═════ Records to process
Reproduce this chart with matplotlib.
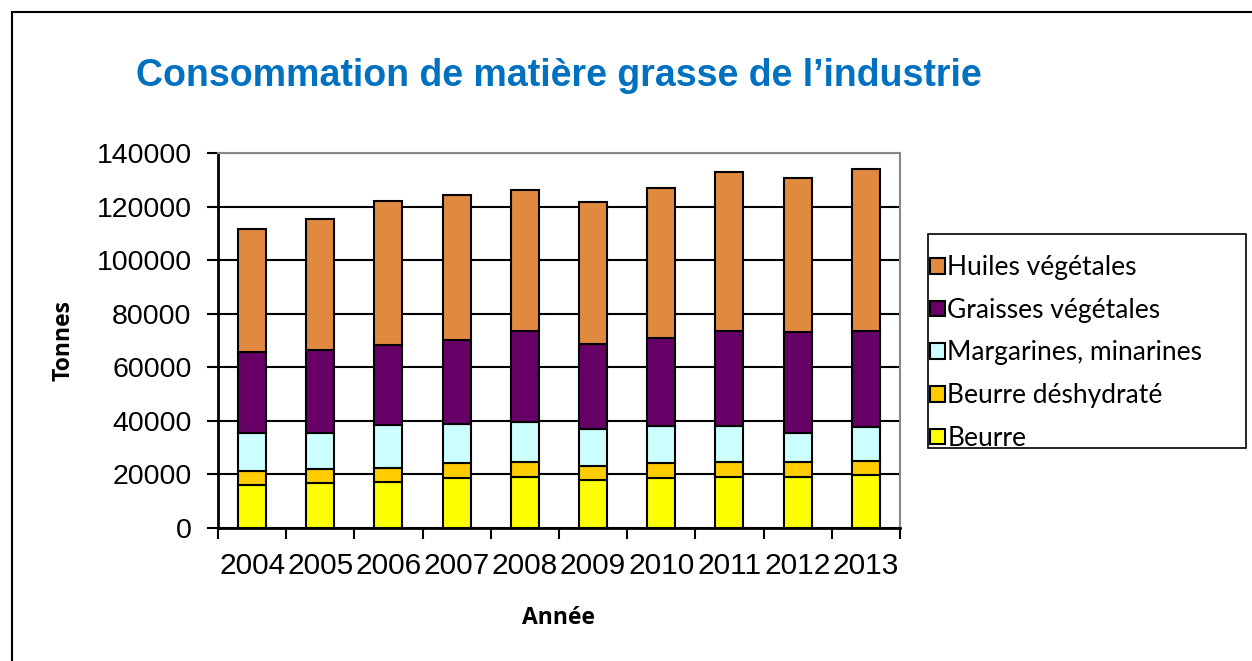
import matplotlib.pyplot as plt
from matplotlib.patches import Rectangle
import numpy as np

annees = ['2004', '2005', '2006', '2007', '2008', '2009', '2010', '2011', '2012', '2013']
# valeurs (tonnes)
beurre = [15900, 16700, 17300, 18600, 19200, 17900, 18800, 19200, 19200, 19800]
beurre_desh = [5400, 5200, 5200, 5500, 5400, 5400, 5300, 5300, 5300, 5300]
margarines = [14300, 13700, 15800, 14700, 14800, 13800, 14100, 13700, 11100, 12700]
graisses = [30100, 30800, 30100, 31500, 34300, 31500, 32800, 35500, 37400, 35900]
huiles = [45800, 49100, 53600, 53900, 52500, 53200, 56000, 59100, 57800, 60400]

series = [
    ('Beurre', beurre, '#FFFF00'),
    ('Beurre déshydraté', beurre_desh, '#FFCC00'),
    ('Margarines, minarines', margarines, '#CCFFFF'),
    ('Graisses végétales', graisses, '#660066'),
    ('Huiles végétales', huiles, '#E08A40'),
]

fig = plt.figure(figsize=(12.52, 6.61), dpi=100)
ax = fig.add_axes([0.1741, 0.2012, 0.5447, 0.5673])

x = np.arange(len(annees))
bas = np.zeros(len(annees))
barres = []
for nom, vals, coul in series:
    b = ax.bar(x, vals, 0.41, bottom=bas, color=coul, edgecolor='black', linewidth=1.5, label=nom, zorder=3)
    barres.append(b)
    bas = bas + np.array(vals)

ax.set_ylim(0, 140000)
ax.set_xlim(-0.5, 9.5)
ax.set_yticks(range(0, 140001, 20000))
ax.set_xticks(x)
ax.set_xticklabels(annees)
ax.set_xticks(np.arange(-0.5, 10, 1), minor=True)
ax.tick_params(axis='x', which='major', length=0, pad=17)
ax.tick_params(axis='x', which='minor', length=8, width=1.5, direction='out')
ax.tick_params(axis='y', length=8, width=1.5, direction='out', pad=11)
for lab in ax.get_xticklabels():
    lab.set_fontsize(21.5)
    lab.set_family('Liberation Sans')
for lab in ax.get_yticklabels():
    lab.set_fontsize(20.5)
    lab.set_family('Liberation Sans')
ax.grid(axis='y', color='black', linewidth=1.5, zorder=0)
ax.spines['left'].set_linewidth(2)
ax.spines['bottom'].set_linewidth(2)
ax.spines['top'].set_color('#888888')
ax.spines['right'].set_color('#888888')
ax.spines['top'].set_linewidth(1.5)
ax.spines['right'].set_linewidth(1.5)

ax.set_ylabel('Tonnes', fontsize=16.5, fontweight='bold', family='Open Sans', labelpad=15)
ax.set_xlabel('Année', fontsize=16.5, fontweight='bold', family='Open Sans', labelpad=19)

fig.text(0.446, 0.885, 'Consommation de matière grasse de l’industrie', fontsize=27,
         fontweight='bold', color='#0070C0', family='Liberation Sans', ha='center', va='center')

h = barres[::-1]
labs = [s[0] for s in series][::-1]
leg = fig.legend(h, labs, loc='upper left', bbox_to_anchor=(0.7260, 0.3222, 0.254, 0.3238),
                 mode='expand', borderaxespad=0, frameon=False,
                 handlelength=0.55, handleheight=0.55, handletextpad=0.1,
                 labelspacing=0.67, prop={'family': 'Lato', 'size': 19}, borderpad=0.8)

# cadre de la légende
fig.patches.append(Rectangle((928 / 1252, 1 - 448 / 661), 318 / 1252, 214 / 661, transform=fig.transFigure,
                             fill=False, edgecolor='black', linewidth=1.2))

# cadre extérieur
fig.patches.append(Rectangle((12 / 1252, -0.1), 1.2, 1 - 12 / 661 + 0.1, transform=fig.transFigure,
                             fill=False, edgecolor='black', linewidth=1.5))

fig.savefig('out.png', dpi=100)
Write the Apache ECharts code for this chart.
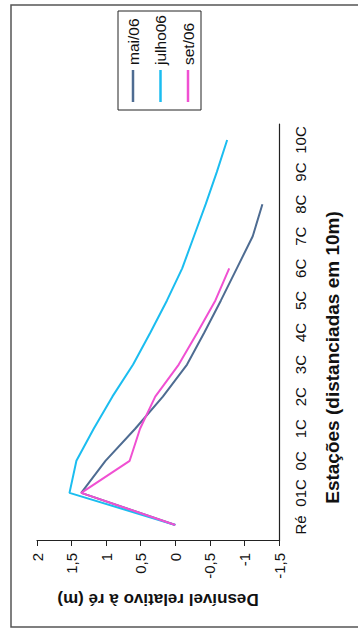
══════════
Output the records above as they stand, from the first line to the line with "bas = bas + np.array(vals)", inclusive, and exclude the pictures.

Reproduce this chart with matplotlib.
import matplotlib.pyplot as plt
from matplotlib.patches import Rectangle
import numpy as np

annees = ['2004', '2005', '2006', '2007', '2008', '2009', '2010', '2011', '2012', '2013']
# valeurs (tonnes)
beurre = [15900, 16700, 17300, 18600, 19200, 17900, 18800, 19200, 19200, 19800]
beurre_desh = [5400, 5200, 5200, 5500, 5400, 5400, 5300, 5300, 5300, 5300]
margarines = [14300, 13700, 15800, 14700, 14800, 13800, 14100, 13700, 11100, 12700]
graisses = [30100, 30800, 30100, 31500, 34300, 31500, 32800, 35500, 37400, 35900]
huiles = [45800, 49100, 53600, 53900, 52500, 53200, 56000, 59100, 57800, 60400]

series = [
    ('Beurre', beurre, '#FFFF00'),
    ('Beurre déshydraté', beurre_desh, '#FFCC00'),
    ('Margarines, minarines', margarines, '#CCFFFF'),
    ('Graisses végétales', graisses, '#660066'),
    ('Huiles végétales', huiles, '#E08A40'),
]

fig = plt.figure(figsize=(12.52, 6.61), dpi=100)
ax = fig.add_axes([0.1741, 0.2012, 0.5447, 0.5673])

x = np.arange(len(annees))
bas = np.zeros(len(annees))
barres = []
for nom, vals, coul in series:
    b = ax.bar(x, vals, 0.41, bottom=bas, color=coul, edgecolor='black', linewidth=1.5, label=nom, zorder=3)
    barres.append(b)
    bas = bas + np.array(vals)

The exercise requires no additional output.